The current facility occupies the footprint of the longtime home of the Chukars and their predecessors in Idaho Falls, McDermott Field. It opened in 1940 as Highland Park and was heavily renovated after a 1975 fire. In 1977, it was renamed in honor of E. F. McDermott, a local newspaper publisher known as "Mr. Baseball" in eastern Idaho. However, by 2004, McDermott Field was outdated, deteriorating, and well past the end of its useful life as a baseball venue. In May of that year, the Chukars approached the City of Idaho Falls about a major renovation; the estimated cost was $3.35 million. After the city agreed to allocate $2 million toward the project, the Chukars started a "Step Up To The Plate" fundraising campaign to come up with the remaining $1.35 million. Despite a fundraising campaign launched by the city of Idaho Falls, a sharp rise in anticipated construction costs resulted in a budget shortfall of half a million dollars. Idaho Falls multi-level marketing company Melaleuca provided $600,000 to complete the construction.

The old McDermott Field stadium was torn down on October 30, 2006, and the new Melaleuca Field was dedicated on June 22, 2007. The new stadium includes a seating capacity of 3,400, eight luxury boxes, two large concession booths, and a sponsored hot tub on the right field line. Aligned northeast (home plate to second base), the field's elevation is approximately 4700 ft above sea level.

==Features==
The grandstand includes 1,200 box seats, 1,459 bench seats with backs, eight custom suites with balcony seating, a large press box, two large concession booths, a souvenir shop, and various offices. The playing surface is natural Kentucky bluegrass.

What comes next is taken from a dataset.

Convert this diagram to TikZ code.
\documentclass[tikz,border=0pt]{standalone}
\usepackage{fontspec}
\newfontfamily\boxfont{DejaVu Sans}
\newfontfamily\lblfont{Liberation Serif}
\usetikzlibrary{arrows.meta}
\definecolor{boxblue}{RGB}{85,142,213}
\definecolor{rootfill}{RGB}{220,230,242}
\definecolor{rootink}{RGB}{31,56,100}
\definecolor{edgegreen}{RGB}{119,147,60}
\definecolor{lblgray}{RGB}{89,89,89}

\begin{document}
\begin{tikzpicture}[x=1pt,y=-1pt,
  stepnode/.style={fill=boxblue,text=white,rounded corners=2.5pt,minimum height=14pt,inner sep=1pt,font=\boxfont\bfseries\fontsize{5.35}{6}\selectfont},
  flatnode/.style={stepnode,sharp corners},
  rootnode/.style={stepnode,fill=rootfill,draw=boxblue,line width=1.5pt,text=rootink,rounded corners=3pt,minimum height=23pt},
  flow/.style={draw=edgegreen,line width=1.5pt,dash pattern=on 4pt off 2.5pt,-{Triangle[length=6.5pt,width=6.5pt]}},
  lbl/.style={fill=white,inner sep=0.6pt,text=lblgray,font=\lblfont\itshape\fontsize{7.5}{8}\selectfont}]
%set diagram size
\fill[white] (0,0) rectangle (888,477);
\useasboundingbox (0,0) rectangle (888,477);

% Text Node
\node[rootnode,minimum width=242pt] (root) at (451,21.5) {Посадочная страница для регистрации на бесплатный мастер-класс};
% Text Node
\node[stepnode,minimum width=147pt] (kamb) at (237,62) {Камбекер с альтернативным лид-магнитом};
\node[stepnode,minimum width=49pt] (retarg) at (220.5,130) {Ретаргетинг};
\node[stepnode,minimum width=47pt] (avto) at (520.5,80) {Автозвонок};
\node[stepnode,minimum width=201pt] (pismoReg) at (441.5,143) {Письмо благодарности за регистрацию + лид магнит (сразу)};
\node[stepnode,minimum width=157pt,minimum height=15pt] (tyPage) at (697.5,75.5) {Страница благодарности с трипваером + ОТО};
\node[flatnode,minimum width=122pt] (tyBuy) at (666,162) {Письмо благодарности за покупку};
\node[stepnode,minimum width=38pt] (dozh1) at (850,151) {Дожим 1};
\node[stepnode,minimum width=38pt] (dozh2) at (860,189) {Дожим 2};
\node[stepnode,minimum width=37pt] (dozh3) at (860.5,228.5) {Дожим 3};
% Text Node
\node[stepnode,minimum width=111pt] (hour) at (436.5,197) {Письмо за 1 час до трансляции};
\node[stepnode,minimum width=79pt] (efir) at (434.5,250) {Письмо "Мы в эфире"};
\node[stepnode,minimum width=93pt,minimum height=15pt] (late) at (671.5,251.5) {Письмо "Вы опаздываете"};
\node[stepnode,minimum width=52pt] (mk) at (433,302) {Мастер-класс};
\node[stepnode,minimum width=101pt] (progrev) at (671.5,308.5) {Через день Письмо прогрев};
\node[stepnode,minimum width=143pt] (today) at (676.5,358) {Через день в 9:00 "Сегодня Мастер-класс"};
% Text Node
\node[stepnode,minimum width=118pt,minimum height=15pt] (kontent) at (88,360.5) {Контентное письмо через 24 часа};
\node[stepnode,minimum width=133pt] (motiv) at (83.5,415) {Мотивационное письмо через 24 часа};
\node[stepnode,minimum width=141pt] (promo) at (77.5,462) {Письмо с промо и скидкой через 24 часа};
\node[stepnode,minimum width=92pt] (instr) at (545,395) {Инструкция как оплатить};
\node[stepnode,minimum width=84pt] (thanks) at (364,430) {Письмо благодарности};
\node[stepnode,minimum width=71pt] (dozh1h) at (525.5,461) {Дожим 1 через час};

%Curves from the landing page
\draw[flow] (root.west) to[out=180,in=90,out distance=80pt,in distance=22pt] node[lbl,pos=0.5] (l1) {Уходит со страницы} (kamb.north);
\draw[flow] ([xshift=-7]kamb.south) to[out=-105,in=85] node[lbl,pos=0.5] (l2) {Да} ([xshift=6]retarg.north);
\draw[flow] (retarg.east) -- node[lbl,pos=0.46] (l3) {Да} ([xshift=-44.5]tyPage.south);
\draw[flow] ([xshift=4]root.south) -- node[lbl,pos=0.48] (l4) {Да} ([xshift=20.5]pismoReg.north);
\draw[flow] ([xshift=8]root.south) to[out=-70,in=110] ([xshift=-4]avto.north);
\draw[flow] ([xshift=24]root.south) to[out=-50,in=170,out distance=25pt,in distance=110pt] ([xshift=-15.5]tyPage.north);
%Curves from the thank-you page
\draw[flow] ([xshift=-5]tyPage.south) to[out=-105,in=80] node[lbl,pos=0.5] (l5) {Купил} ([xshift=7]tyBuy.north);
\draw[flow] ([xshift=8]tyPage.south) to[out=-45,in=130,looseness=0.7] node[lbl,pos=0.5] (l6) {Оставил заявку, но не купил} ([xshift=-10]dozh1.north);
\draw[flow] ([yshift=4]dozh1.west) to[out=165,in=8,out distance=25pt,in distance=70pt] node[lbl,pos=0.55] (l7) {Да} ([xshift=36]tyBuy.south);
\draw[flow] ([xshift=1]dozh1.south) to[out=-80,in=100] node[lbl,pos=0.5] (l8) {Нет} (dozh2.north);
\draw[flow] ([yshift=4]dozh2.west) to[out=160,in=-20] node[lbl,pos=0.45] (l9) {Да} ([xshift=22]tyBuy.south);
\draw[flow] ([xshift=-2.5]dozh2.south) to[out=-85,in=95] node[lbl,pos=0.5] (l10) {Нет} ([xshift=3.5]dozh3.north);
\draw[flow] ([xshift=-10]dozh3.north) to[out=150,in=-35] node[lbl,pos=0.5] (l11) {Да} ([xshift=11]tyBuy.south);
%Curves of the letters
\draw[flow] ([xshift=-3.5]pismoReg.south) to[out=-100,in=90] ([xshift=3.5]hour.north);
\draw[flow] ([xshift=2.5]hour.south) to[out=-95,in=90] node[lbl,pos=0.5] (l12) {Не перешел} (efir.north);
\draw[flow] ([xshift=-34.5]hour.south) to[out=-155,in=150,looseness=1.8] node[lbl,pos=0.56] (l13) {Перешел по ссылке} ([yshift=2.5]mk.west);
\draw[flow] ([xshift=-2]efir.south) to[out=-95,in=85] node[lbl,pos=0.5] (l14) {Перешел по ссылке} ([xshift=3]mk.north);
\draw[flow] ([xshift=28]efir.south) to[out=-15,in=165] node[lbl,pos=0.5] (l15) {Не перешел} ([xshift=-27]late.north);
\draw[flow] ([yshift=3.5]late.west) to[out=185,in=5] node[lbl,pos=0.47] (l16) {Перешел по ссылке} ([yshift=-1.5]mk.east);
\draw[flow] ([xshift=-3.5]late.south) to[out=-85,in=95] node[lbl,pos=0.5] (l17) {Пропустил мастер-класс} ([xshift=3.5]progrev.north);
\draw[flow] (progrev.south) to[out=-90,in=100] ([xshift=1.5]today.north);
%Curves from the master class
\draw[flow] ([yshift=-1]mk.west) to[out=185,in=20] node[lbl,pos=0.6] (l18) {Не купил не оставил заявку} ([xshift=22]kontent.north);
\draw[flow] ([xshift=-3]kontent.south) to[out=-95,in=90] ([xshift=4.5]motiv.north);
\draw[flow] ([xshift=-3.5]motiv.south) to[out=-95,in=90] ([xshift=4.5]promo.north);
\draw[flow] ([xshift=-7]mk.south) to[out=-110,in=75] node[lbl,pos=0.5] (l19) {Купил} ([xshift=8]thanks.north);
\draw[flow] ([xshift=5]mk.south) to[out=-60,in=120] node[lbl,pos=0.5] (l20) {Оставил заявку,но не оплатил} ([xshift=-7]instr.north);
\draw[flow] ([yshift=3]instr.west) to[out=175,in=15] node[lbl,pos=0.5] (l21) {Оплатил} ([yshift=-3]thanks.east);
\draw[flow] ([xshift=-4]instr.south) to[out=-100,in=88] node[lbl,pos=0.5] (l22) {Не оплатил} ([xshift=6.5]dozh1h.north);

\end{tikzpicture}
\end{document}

The concourse wraps around the playing field with a picnic area on the third base side and a party area with hot tub on the first base side. A separate building next to the field contains two locker rooms and extra storage.

==Awards==

In 2007, Melaleuca Field was awarded “Best Ballpark Renovation” in the inaugural Ballpark Digest Awards of Distinction. In 2015, the field was selected by fans as the top rookie-level ballpark in Ballpark Digest's Best of the Ballparks contest and was named fourth best rookie-level ballpark by the Digest. On August 14, 2017, Melaleuca Field welcomed the one millionth fan in the new ballpark's history.